▶ _Short task_:
Take every line that has the string "this" and copy it out.

▶ _Supplied data_:
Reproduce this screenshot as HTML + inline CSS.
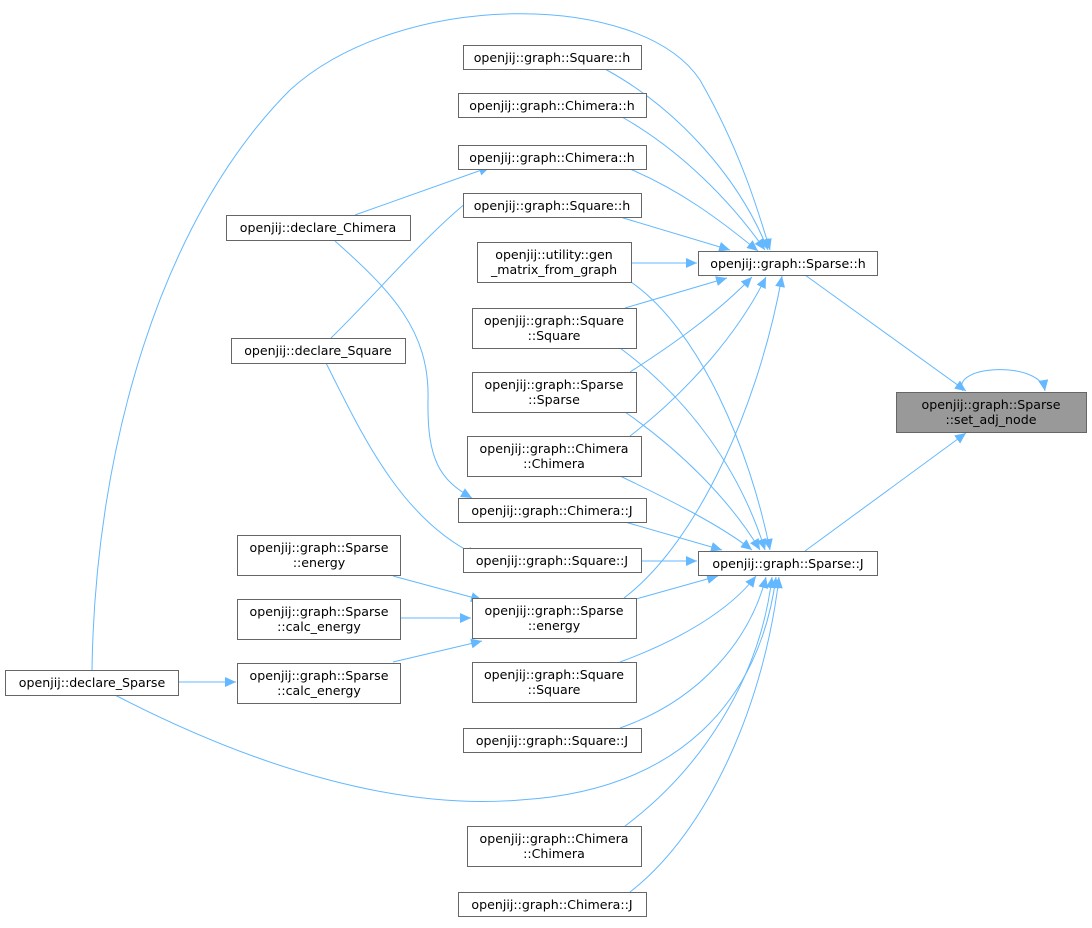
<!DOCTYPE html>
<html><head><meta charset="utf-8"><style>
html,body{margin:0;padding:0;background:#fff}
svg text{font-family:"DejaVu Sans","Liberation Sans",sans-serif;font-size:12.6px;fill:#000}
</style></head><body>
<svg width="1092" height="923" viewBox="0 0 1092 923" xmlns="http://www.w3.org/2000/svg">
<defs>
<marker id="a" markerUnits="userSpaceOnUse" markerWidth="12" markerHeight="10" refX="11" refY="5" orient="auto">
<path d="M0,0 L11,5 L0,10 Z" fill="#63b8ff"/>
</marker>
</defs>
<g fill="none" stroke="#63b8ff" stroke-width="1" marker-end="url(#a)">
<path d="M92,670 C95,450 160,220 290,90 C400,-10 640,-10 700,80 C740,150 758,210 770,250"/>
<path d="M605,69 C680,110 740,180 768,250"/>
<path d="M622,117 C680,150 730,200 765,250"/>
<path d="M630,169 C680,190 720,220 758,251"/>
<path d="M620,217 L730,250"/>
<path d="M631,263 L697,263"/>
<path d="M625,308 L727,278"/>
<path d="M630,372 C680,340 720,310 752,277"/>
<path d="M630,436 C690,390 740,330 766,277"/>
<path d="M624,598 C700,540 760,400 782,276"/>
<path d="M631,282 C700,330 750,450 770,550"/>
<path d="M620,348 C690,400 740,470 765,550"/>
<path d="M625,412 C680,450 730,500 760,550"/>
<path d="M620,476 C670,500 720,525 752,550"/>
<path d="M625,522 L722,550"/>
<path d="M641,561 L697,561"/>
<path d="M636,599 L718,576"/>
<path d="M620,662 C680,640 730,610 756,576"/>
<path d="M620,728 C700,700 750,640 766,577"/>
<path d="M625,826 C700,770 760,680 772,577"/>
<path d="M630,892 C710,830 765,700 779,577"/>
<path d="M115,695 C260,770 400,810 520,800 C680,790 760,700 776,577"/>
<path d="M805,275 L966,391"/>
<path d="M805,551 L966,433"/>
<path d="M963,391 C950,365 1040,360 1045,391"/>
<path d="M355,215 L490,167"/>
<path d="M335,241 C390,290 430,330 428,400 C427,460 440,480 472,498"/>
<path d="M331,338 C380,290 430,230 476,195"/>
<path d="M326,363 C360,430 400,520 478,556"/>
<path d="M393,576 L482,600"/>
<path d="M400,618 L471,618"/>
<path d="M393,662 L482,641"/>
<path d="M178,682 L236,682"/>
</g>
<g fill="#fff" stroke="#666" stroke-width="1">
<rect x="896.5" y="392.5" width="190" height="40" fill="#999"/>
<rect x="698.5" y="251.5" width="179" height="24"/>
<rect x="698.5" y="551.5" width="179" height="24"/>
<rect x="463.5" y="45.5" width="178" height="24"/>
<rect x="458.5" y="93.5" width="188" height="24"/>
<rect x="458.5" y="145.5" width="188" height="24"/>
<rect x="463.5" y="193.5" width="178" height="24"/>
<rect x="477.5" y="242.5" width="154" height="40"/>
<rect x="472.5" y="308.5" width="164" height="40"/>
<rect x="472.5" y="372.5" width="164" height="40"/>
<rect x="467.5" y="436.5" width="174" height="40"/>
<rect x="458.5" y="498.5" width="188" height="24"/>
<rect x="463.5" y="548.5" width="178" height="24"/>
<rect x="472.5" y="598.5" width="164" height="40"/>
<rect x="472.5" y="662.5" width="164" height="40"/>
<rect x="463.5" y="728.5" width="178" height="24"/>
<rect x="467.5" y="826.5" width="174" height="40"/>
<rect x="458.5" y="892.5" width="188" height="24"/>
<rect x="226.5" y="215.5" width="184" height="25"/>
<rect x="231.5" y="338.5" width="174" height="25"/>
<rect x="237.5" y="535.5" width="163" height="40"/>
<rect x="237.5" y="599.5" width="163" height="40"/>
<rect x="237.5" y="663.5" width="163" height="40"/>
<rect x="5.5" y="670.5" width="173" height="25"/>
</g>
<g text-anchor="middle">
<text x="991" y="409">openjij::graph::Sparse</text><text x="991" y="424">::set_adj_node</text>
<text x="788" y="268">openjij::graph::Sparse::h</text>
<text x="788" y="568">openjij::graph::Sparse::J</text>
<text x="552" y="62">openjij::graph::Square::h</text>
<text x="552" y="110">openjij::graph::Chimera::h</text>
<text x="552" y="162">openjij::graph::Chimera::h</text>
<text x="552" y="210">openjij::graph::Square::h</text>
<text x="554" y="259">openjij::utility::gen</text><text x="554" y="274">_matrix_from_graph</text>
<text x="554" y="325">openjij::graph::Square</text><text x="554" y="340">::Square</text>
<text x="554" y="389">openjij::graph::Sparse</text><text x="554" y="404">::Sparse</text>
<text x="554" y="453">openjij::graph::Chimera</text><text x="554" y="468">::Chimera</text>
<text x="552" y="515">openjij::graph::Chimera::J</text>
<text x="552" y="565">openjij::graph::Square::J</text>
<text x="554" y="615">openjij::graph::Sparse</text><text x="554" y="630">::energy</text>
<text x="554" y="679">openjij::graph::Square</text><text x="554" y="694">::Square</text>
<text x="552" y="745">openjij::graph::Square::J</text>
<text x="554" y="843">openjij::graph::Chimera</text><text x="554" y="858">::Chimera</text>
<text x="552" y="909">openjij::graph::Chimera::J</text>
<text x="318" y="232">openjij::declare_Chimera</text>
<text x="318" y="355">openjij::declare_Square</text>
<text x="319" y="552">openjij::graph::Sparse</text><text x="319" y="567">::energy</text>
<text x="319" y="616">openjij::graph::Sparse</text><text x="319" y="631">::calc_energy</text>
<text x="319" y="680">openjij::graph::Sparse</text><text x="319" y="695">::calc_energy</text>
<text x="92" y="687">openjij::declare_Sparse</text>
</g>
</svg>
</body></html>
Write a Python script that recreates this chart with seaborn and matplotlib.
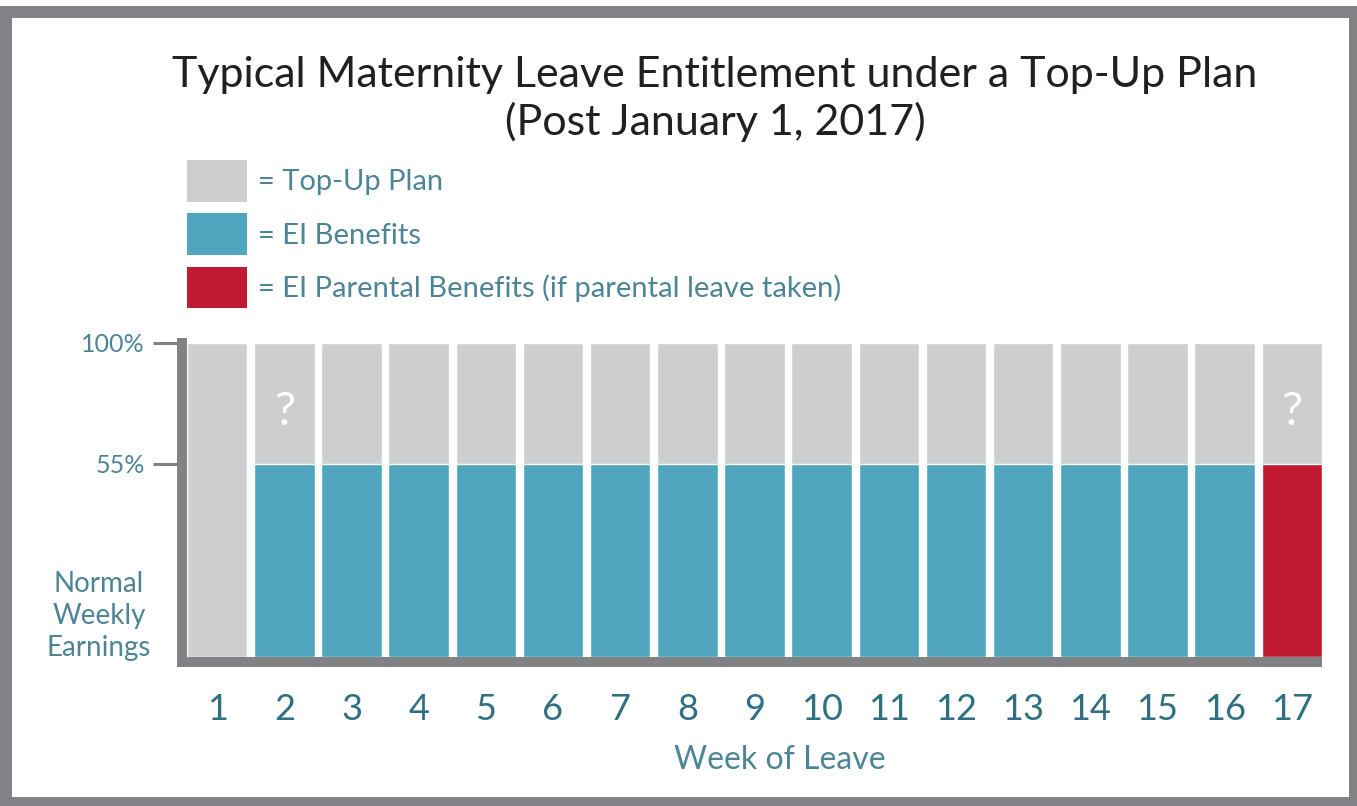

▶ _The completed task_:
Reproduce this screenshot as HTML + inline CSS.
Write a Python script that recreates this chart with seaborn and matplotlib.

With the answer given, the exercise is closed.